A buyer’s agent’s primary responsibility is to protect the buyer’s interests. Contrarily, a builder representative’s primary responsibility is to protect the builder’s interests. You can immediately start to see how these two responsibilities are diametrically opposed. There’s no way that a builder can represent you and the builder simultaneously.
Will they make sure to negotiate a deal where everyone wins? Sure. Will they abide by all of the laws and ethically during the home buying process? Most of the time, yes. But that doesn’t mean that they will fight on your behalf to protect you. It’s impossible as long as they are wearing the builder’s name tag and cashing the builder’s paychecks. It’s not personal, it’s just business.
What Are The Advantages Of Using A Realtor When Buying A New Home From A Builder?
First, there is absolutely no cost to you whatsoever when you use a Realtor, so this is the primary advantage of using one. This is because the Realtor is paid a commission whenever the Realtor successfully introduces and matches a buyer with a new home. This is a commission that most builders will gladly pay because the Realtor found a buyer for one of their homes. Since there is no cost to the buyer at all, it would only make sense that you use a Realtor during the new home purchase.
Second, the Realtor will make sure that all of your interests are protected. The Realtor will do a market analysis on the home to make sure that you are not overpaying for the area. By the time that you add on all the upgrades, you could be the highest priced home in the community and that is never a benefit when you need to sell the home down the road.
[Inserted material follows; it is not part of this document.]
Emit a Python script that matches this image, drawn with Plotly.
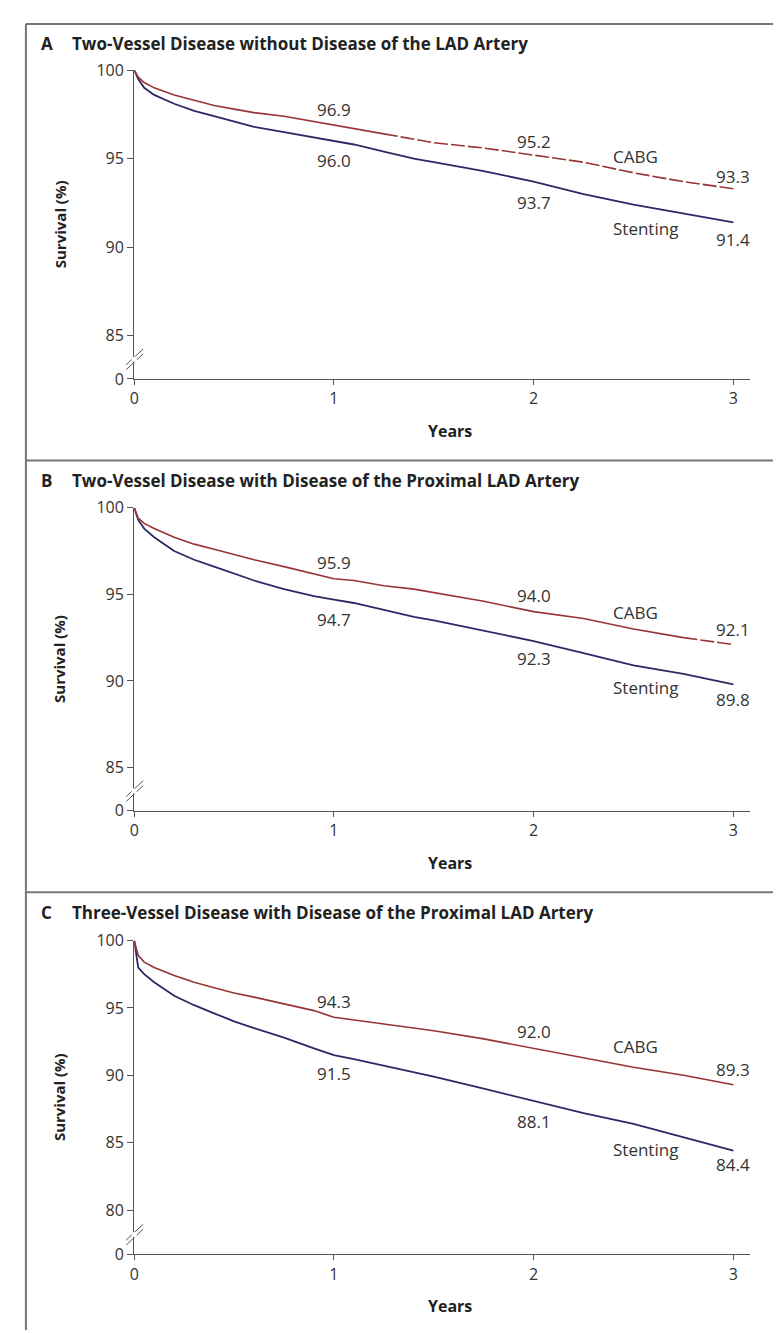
import plotly.graph_objects as go

# ---------------- data ----------------
years = [0, 0.02, 0.05, 0.1, 0.2, 0.3, 0.4, 0.5, 0.6, 0.75, 0.9, 1.0, 1.1, 1.25, 1.4, 1.5,
         1.75, 2.0, 2.25, 2.5, 2.75, 3.0]

a_cabg = [100, 99.6, 99.3, 99.0, 98.6, 98.3, 98.0, 97.8, 97.6, 97.4, 97.1, 96.9, 96.7, 96.4,
          96.1, 95.9, 95.6, 95.2, 94.8, 94.2, 93.7, 93.3]
a_stent = [100, 99.5, 99.0, 98.6, 98.1, 97.7, 97.4, 97.1, 96.8, 96.5, 96.2, 96.0, 95.8, 95.4,
           95.0, 94.8, 94.3, 93.7, 93.0, 92.4, 91.9, 91.4]

b_cabg = [100, 99.4, 99.1, 98.8, 98.3, 97.9, 97.6, 97.3, 97.0, 96.6, 96.2, 95.9, 95.8, 95.5,
          95.3, 95.1, 94.6, 94.0, 93.6, 93.0, 92.5, 92.1]
b_stent = [100, 99.3, 98.8, 98.3, 97.5, 97.0, 96.6, 96.2, 95.8, 95.3, 94.9, 94.7, 94.5, 94.1,
           93.7, 93.5, 92.9, 92.3, 91.6, 90.9, 90.4, 89.8]

c_cabg = [100, 98.9, 98.4, 98.0, 97.4, 96.9, 96.5, 96.1, 95.8, 95.3, 94.8, 94.3, 94.1, 93.8,
          93.5, 93.3, 92.7, 92.0, 91.3, 90.6, 90.0, 89.3]
c_stent = [100, 98.0, 97.5, 96.9, 95.9, 95.2, 94.6, 94.0, 93.5, 92.8, 92.0, 91.5, 91.2, 90.7,
           90.2, 89.9, 89.0, 88.1, 87.2, 86.4, 85.4, 84.4]

panel_letters = ["A", "B", "C"]
panel_titles = ["Two-Vessel Disease without Disease of the LAD Artery",
                "Two-Vessel Disease with Disease of the Proximal LAD Artery",
                "Three-Vessel Disease with Disease of the Proximal LAD Artery"]
y_ticks = [[85, 90, 95, 100], [85, 90, 95, 100], [80, 85, 90, 95, 100]]
x_ticks = [0, 1, 2, 3]

# value labels: (text, year, y-position in data units)
value_labels = [
    [("96.9", 1, 97.75), ("96.0", 1, 94.9), ("95.2", 2, 95.95), ("93.7", 2, 92.55),
     ("93.3", 3, 94.0), ("91.4", 3, 90.45)],
    [("95.9", 1, 96.85), ("94.7", 1, 93.55), ("94.0", 2, 94.95), ("92.3", 2, 91.3),
     ("92.1", 3, 92.95), ("89.8", 3, 88.95)],
    [("94.3", 1, 95.5), ("91.5", 1, 90.1), ("92.0", 2, 93.25), ("88.1", 2, 86.6),
     ("89.3", 3, 90.4), ("84.4", 3, 83.4)],
]
series_labels = [
    [("CABG", 2.51, 95.1), ("Stenting", 2.56, 91.05)],
    [("CABG", 2.51, 93.95), ("Stenting", 2.56, 89.6)],
    [("CABG", 2.51, 92.1), ("Stenting", 2.56, 84.5)],
]

# ---------------- layout / style ----------------
W, H = 781, 1333
CABG_COLOR = "#983434"
STENT_COLOR = "#2b2966"
AXIS_COLOR = "#555555"
TEXT_COLOR = "#333333"
FONT = "Open Sans"

X0_PX, X1_PX = 122, 742          # x-axis domain in pixels
PX_PER_YEAR = 201
# per panel: pixel of 100 tick, pixel of the "0" baseline, px per survival unit
panel_px = [(52, 366, 18.0), (497, 805, 17.6), (937, 1256, 13.7)]
panel_top = [5, 449, 888]
dash_start = [1.3, 2.75, None]   # year where the CABG line becomes dashed


def px_y(p):
    return 1 - p / H


def px_x(p):
    return p / W


fig = go.Figure()
curves = [(a_cabg, a_stent), (b_cabg, b_stent), (c_cabg, c_stent)]
annotations = []
shapes = []

for i in range(3):
    top, base, ppu = panel_px[i]
    ymin = 100 - (base - top) / ppu
    xa = "x" if i == 0 else f"x{i+1}"
    ya = "y" if i == 0 else f"y{i+1}"
    cabg, stent = curves[i]

    # stenting
    fig.add_trace(go.Scatter(x=years, y=stent, mode="lines", xaxis=xa, yaxis=ya,
                             line=dict(color=STENT_COLOR, width=1.8),
                             showlegend=False, cliponaxis=False))
    # cabg (solid + dashed tail)
    ds = dash_start[i]
    if ds is None:
        fig.add_trace(go.Scatter(x=years, y=cabg, mode="lines", xaxis=xa, yaxis=ya,
                                 line=dict(color=CABG_COLOR, width=1.6),
                                 showlegend=False, cliponaxis=False))
    else:
        xs = [t for t in years if t <= ds]
        ys = cabg[:len(xs)]
        xd = years[len(xs) - 1:]
        yd = cabg[len(xs) - 1:]
        fig.add_trace(go.Scatter(x=xs, y=ys, mode="lines", xaxis=xa, yaxis=ya,
                                 line=dict(color=CABG_COLOR, width=1.6),
                                 showlegend=False, cliponaxis=False))
        fig.add_trace(go.Scatter(x=xd, y=yd, mode="lines", xaxis=xa, yaxis=ya,
                                 line=dict(color=CABG_COLOR, width=1.6, dash="14px,3px"),
                                 showlegend=False, cliponaxis=False))

    xkey = "xaxis" if i == 0 else f"xaxis{i+1}"
    ykey = "yaxis" if i == 0 else f"yaxis{i+1}"
    fig.layout[xkey] = dict(
        domain=[px_x(X0_PX), px_x(X1_PX)], range=[0, (X1_PX - X0_PX) / PX_PER_YEAR],
        anchor=ya, showline=True, linecolor=AXIS_COLOR, linewidth=1.2,
        tickvals=x_ticks, ticks="outside", ticklen=5, tickcolor=AXIS_COLOR,
        showgrid=False, zeroline=False,
        tickfont=dict(family=FONT, size=16, color=TEXT_COLOR))
    fig.layout[ykey] = dict(
        domain=[px_y(base), px_y(top)], range=[ymin, 100],
        anchor=xa, showline=True, linecolor=AXIS_COLOR, linewidth=1.2,
        tickvals=[ymin] + y_ticks[i], ticktext=["0"] + [str(v) for v in y_ticks[i]],
        ticks="outside", ticklen=6, tickcolor=AXIS_COLOR,
        showgrid=False, zeroline=False,
        tickfont=dict(family=FONT, size=16, color=TEXT_COLOR))

    # titles
    ptop = panel_top[i]
    annotations.append(dict(text=f"<b>{panel_letters[i]}</b>", x=px_x(26), y=px_y(ptop + 20),
                            xref="paper", yref="paper", xanchor="left", yanchor="middle",
                            showarrow=False, font=dict(family=FONT, size=17, color="#222")))
    annotations.append(dict(text=f"<b>{panel_titles[i]}</b>", x=px_x(57), y=px_y(ptop + 20),
                            xref="paper", yref="paper", xanchor="left", yanchor="middle",
                            showarrow=False, font=dict(family=FONT, size=17, color="#222")))
    # axis titles
    annotations.append(dict(text="<b>Survival (%)</b>", x=px_x(47), y=px_y((top + base) / 2),
                            xref="paper", yref="paper", textangle=-90, showarrow=False,
                            xanchor="center", yanchor="middle",
                            font=dict(family=FONT, size=15, color="#222")))
    annotations.append(dict(text="<b>Years</b>", x=px_x(440), y=px_y(base + 53),
                            xref="paper", yref="paper", showarrow=False,
                            xanchor="center", yanchor="middle",
                            font=dict(family=FONT, size=16, color="#222")))
    for txt, xv, yv in value_labels[i] + series_labels[i]:
        annotations.append(dict(text=txt, x=xv, y=yv, xref=xa, yref=ya, showarrow=False,
                                xanchor="center", yanchor="middle",
                                font=dict(family=FONT, size=17, color=TEXT_COLOR)))
    # axis break marks
    brk = base - 20
    for off in (-2.5, 2.5):
        shapes.append(dict(type="line", xref="paper", yref="paper",
                           x0=px_x(114), y0=px_y(brk + 8 + off), x1=px_x(131), y1=px_y(brk - 8 + off),
                           line=dict(color=AXIS_COLOR, width=1)))
    shapes.append(dict(type="rect", xref="paper", yref="paper",
                       x0=px_x(119.5), y0=px_y(brk + 2.5), x1=px_x(124.5), y1=px_y(brk - 2.5),
                       fillcolor="white", line=dict(width=0), layer="above"))

# panel frames
for ptop in panel_top:
    shapes.append(dict(type="line", xref="paper", yref="paper", x0=px_x(13), x1=1,
                       y0=px_y(ptop), y1=px_y(ptop), line=dict(color="#777", width=2)))
shapes.append(dict(type="line", xref="paper", yref="paper", x0=px_x(13), x1=px_x(13),
                   y0=0, y1=px_y(5), line=dict(color="#777", width=2)))

fig.update_layout(width=W, height=H, margin=dict(l=0, r=0, t=0, b=0),
                  paper_bgcolor="white", plot_bgcolor="white",
                  annotations=annotations, shapes=shapes, showlegend=False)

fig.write_html("out.html")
Furthermore, there have been lots of foreclosures after a builder sells the last home and moves on from the community. Technically, as long as they are on site selling homes, they control the value of your home. Once they move on though, every homeowner is on their own. What has happened in the past is that the home will appraise for a certain price when you purchase it, but will appraise for a much lower price when you try to sell it. A Realtor may advise you not to buy a new construction home if you may have plans to leave within 2-5 years for this reason.
Third, the Realtor also knows the area and can tell you if you if there are pitfalls coming down the road. For instance:
- Is the builder also planning to build a mall as an attraction across the street?
- Is the density of the housing to high, which has a significant impact on the demographics of the community?
- Are there Homeowner Associations (HOA) fees?
- What are the Covenants, Conditions, and Restrictions (CC&Rs’)?
- Are there special assessment taxes — to build new parks, schools, and roads — that the builder is now passing on to you. These are called “Mello-Roos” taxes and every builder is subject to them here. They will either absorb them or pass them on. Which scenario do you think happens more often?
Fourth, the real estate agent will guide you through the processes — such as the contract, the construction, the final walk-through, and closing. The agent will be able to help you when things go awry, and it’s construction, so they often do. Unfortunately, many of the builder sales representatives are not licensed agents, so when something goes wrong, you are literally subjected to the builder and have no one on your side to protect you, advocate for you, or advise you. Since real estate agents help people buy and sell homes every day, they can foresee and protect you from these situations even before they arise.